Most notably, Francois-Paul Journe himself was nowhere to be seen in the saleroom upstairs, although he was in the Four Seasons bar (I spoke with him right after the auction). His colleagues, including commercial director Masaki Saito, were in the saleroom. Mr Journe did, however, turn up at the weekend’s other auctions, including Christie’s sale the next day. He was also at Phillips where he bid on the record-setting Milgauss, though he stopped at well before the million-franc mark.

The saleroom during The Art of F.P. Journe

With these factors perhaps exerting some influence on the proceedings, the sale was certainly not the explosive event one would expect for a thematic sale, which often tend to be the high watermark for a brand. Big numbers were achieved, but far off last year’s highs, reflecting a new reality. Almost all the lots sold above the low estimate, just three hammered under, but half of the lots sold below the high estimate.

The last Tourbillon Souscription to be sold at auction, “1/20” at Phillips in November 2021, achieved CHF3.54 million. The example at Christie’s, numbered “2/20”, sold for CHF2.71 million – and it was arguably the best performing lot of the sale in relative terms. Similarly, a good example of a 2002 Resonance with a brass movement sold for CHF289,900, whereas it was a CHF400,000-450,000 watch a year ago.

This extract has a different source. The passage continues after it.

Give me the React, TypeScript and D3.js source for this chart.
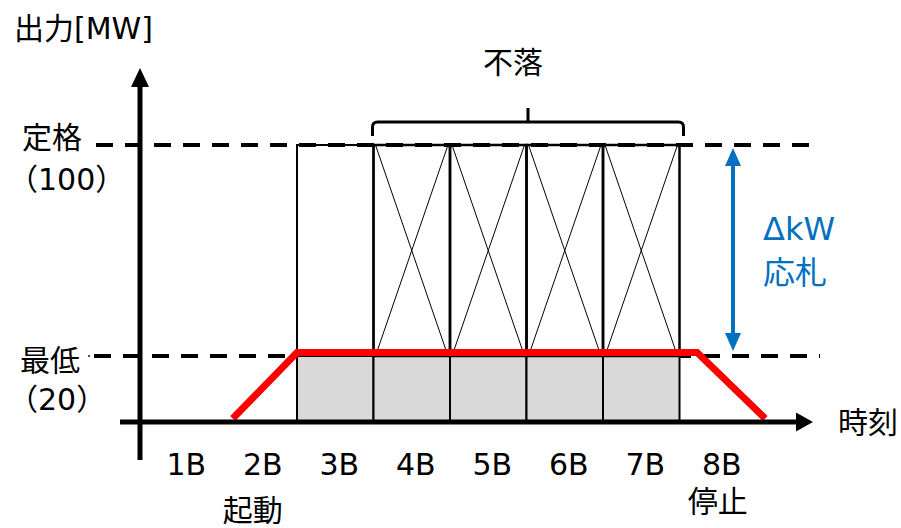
import React from "react";
import * as d3 from "d3";

// Time blocks along the horizontal axis
const blocks = ["1B", "2B", "3B", "4B", "5B", "6B", "7B", "8B"];
// Blocks in which the unit runs (rated box drawn)
const runningBlocks = ["3B", "4B", "5B", "6B", "7B"];
// Blocks offered as ΔkW (crossed boxes)
const offeredBlocks = ["4B", "5B", "6B", "7B"];
// Output levels
const ratedOutput = 100;
const minOutput = 20;
// Output trajectory: time in block units, output in MW
const trajT = [1.16, 2, 7.23, 8.12];
const trajMW = [0, 20, 20, 0];
// Notes under the axis
const blockNotes = [
  { block: "2B", text: "起動", dx: -6, y: 521 },
  { block: "8B", text: "停止", dx: 0, y: 512 },
];

const FONT = "'DejaVu Sans', 'Noto Sans CJK JP', sans-serif";
const BLUE = "#0070C0";

export default function App() {
  const W = 901;
  const H = 528;
  const x0 = 144;
  const step = 76.5;

  const x = d3
    .scaleBand<string>()
    .domain(blocks)
    .range([x0, x0 + step * blocks.length])
    .padding(0);
  const xt = d3.scaleLinear().domain([0, blocks.length]).range([x0, x0 + step * blocks.length]);
  // schematic (piecewise) output scale
  const y = d3.scaleLinear().domain([0, minOutput, ratedOutput]).range([422, 356, 145]);

  const axisX = 140;
  const axisY = y(0);

  const traj = d3
    .line<number>()
    .x((_, i) => xt(trajT[i]))
    .y((v) => y(v) - 3.5)(trajMW);

  const bw = x.bandwidth();
  const dash = "17,12";

  return (
    <svg width={W} height={H} style={{ position: "absolute", left: 0, top: 0 }}>
      <rect width={W} height={H} fill="#fff" />

      {/* dashed reference levels */}
      <line x1={96} x2={815} y1={y(ratedOutput)} y2={y(ratedOutput)} stroke="#000" strokeWidth={4} strokeDasharray={dash} />
      <rect x={88} y={y(minOutput) - 1} width={2} height={2} fill="#555" />
      <line x1={94} x2={820} y1={y(minOutput)} y2={y(minOutput)} stroke="#000" strokeWidth={4} strokeDasharray={dash} />

      {/* running blocks */}
      {runningBlocks.map((b) => {
        const bx = x(b)!;
        const crossed = offeredBlocks.includes(b);
        return (
          <g key={b}>
            <rect x={bx} y={y(minOutput)} width={bw} height={y(0) - y(minOutput)} fill="#D9D9D9" stroke="#000" strokeWidth={2} />
            <rect x={bx} y={y(ratedOutput)} width={bw} height={y(minOutput) - y(ratedOutput)} fill="none" stroke="#000" strokeWidth={crossed ? 2.5 : 2} />
            {crossed && (
              <g stroke="#000" strokeWidth={1}>
                <line x1={bx + 2} y1={y(ratedOutput)} x2={bx + bw - 2} y2={y(minOutput)} />
                <line x1={bx + bw - 2} y1={y(ratedOutput)} x2={bx + 2} y2={y(minOutput)} />
              </g>
            )}
          </g>
        );
      })}

      {/* output trajectory */}
      <path d={traj ?? ""} fill="none" stroke="#FF0000" strokeWidth={7} strokeLinejoin="miter" />

      {/* axes */}
      <line x1={120} x2={800} y1={axisY} y2={axisY} stroke="#000" strokeWidth={5} />
      <path d={`M813,${axisY} L796,${axisY - 9.5} L796,${axisY + 9.5} Z`} fill="#000" />
      <line x1={axisX} x2={axisX} y1={460} y2={82} stroke="#000" strokeWidth={5} />
      <path d={`M${axisX},68 L${axisX - 9},87 L${axisX + 9},87 Z`} fill="#000" />

      {/* bracket over offered blocks */}
      <path
        d={`M${x("4B")! - 1},136 L${x("4B")! - 1},127 Q${x("4B")! - 1},122 ${x("4B")! + 4},122 L${x("7B")! + bw - 1},122 Q${x("7B")! + bw + 4},122 ${x("7B")! + bw + 4},127 L${x("7B")! + bw + 4},136 M528,122 L528,108`}
        fill="none"
        stroke="#000"
        strokeWidth={3}
      />

      {/* ΔkW arrow */}
      <line x1={733} x2={733} y1={162} y2={336} stroke={BLUE} strokeWidth={4} />
      <path d={`M733,148 L725,166 L741,166 Z`} fill={BLUE} />
      <path d={`M733,351 L725,333 L741,333 Z`} fill={BLUE} />

      <g fontFamily={FONT} fontSize={30} fill="#000">
        <text x={513} y={73} textAnchor="middle">不落</text>
        <text x={763} y={240} fontSize={32} fill={BLUE}>ΔkW</text>
        <text x={763} y={284} fontSize={32} fill={BLUE}>応札</text>

        <text x={14} y={39}>出力[MW]</text>
        <text x={22} y={148}>定格</text>
        <text x={8} y={190}>（100）</text>
        <text x={20} y={371}>最低</text>
        <text x={8} y={410}>（20）</text>
        <text x={838} y={433}>時刻</text>
        {blocks.map((b) => (
          <text key={b} x={x(b)! + bw / 2 + 4} y={475} textAnchor="middle">{b}</text>
        ))}
        {blockNotes.map((n) => (
          <text key={n.text} x={x(n.block)! + bw / 2 + n.dx} y={n.y} textAnchor="middle">{n.text}</text>
        ))}
      </g>
    </svg>
  );
}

The same considerations that came into play during the season’s other auctions also shaped the F.P. Journe thematic sale, particularly the narrow pool of bidders at the high end. The underbidder on the two of the three most valuable lots, for instance, was the same besuited gentleman standing at the back of the room, though he only walked away with the jade tourbillon.

Half a dozen lots from the end of the sale, auctioneer Rahul Kadakia, Christie’s head of jewellery, stepped down to be replaced by Emmanuelle Chan of Christie’s Hong Kong. As demonstrated during her wielding of the gavel, Ms Chan is fluent in French, English, and notably, Mandarin. As the happens, the winner of the Tourbillon Souscription was yet another recognisable face: a Chinese collector known for his pursuit of watches exactly like the Tourbillon Souscription.


Correction May 22, 2023: The original version of the article contained several incorrect facts: the associates of De Bethune only won two of the most valuable De Bethune lots at Phillips, not three; the besuited gentlemen at Christie’s was the underbidder on two of the sale’s most valuable lots, not three; and lastly, majority of lots at the F.P. Journe thematic sale hammered above the low estimate, and not below.